-------- GIVEN DATA

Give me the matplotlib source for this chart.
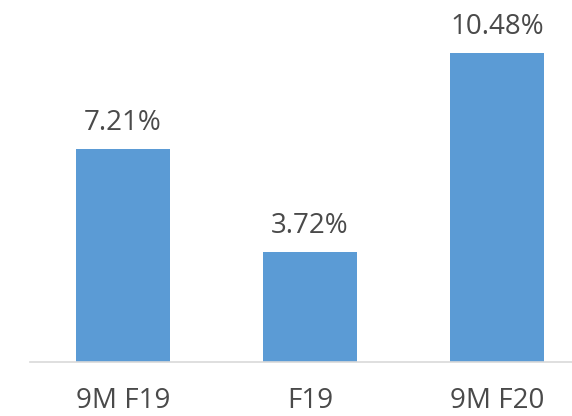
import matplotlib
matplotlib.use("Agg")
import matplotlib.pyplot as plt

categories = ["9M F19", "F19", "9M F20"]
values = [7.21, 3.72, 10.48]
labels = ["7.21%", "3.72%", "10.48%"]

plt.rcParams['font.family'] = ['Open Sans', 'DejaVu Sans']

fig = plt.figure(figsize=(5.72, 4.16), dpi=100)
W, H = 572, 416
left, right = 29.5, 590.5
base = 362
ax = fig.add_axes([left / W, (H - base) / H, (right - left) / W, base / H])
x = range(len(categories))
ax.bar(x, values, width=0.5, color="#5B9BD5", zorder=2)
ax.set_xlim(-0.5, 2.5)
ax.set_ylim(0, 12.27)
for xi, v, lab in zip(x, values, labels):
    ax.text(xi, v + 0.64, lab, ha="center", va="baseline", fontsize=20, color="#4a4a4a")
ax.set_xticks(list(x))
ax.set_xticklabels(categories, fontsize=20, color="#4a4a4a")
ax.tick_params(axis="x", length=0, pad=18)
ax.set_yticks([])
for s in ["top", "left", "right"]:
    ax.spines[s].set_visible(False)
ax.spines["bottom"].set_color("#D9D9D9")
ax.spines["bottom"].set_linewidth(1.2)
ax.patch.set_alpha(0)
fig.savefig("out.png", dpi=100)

----------------

**TASK BRIEF**
Leave every image out, and retype the material exactly.

**RESPONSE FOR THIS EXERCISE**
Give me the matplotlib source for this chart.
import matplotlib
matplotlib.use("Agg")
import matplotlib.pyplot as plt

categories = ["9M F19", "F19", "9M F20"]
values = [7.21, 3.72, 10.48]
labels = ["7.21%", "3.72%", "10.48%"]

plt.rcParams['font.family'] = ['Open Sans', 'DejaVu Sans']

fig = plt.figure(figsize=(5.72, 4.16), dpi=100)
W, H = 572, 416
left, right = 29.5, 590.5
base = 362
ax = fig.add_axes([left / W, (H - base) / H, (right - left) / W, base / H])
x = range(len(categories))
ax.bar(x, values, width=0.5, color="#5B9BD5", zorder=2)
ax.set_xlim(-0.5, 2.5)
ax.set_ylim(0, 12.27)
for xi, v, lab in zip(x, values, labels):
    ax.text(xi, v + 0.64, lab, ha="center", va="baseline", fontsize=20, color="#4a4a4a")
ax.set_xticks(list(x))
ax.set_xticklabels(categories, fontsize=20, color="#4a4a4a")
ax.tick_params(axis="x", length=0, pad=18)
ax.set_yticks([])
for s in ["top", "left", "right"]:
    ax.spines[s].set_visible(False)
ax.spines["bottom"].set_color("#D9D9D9")
ax.spines["bottom"].set_linewidth(1.2)
ax.patch.set_alpha(0)
fig.savefig("out.png", dpi=100)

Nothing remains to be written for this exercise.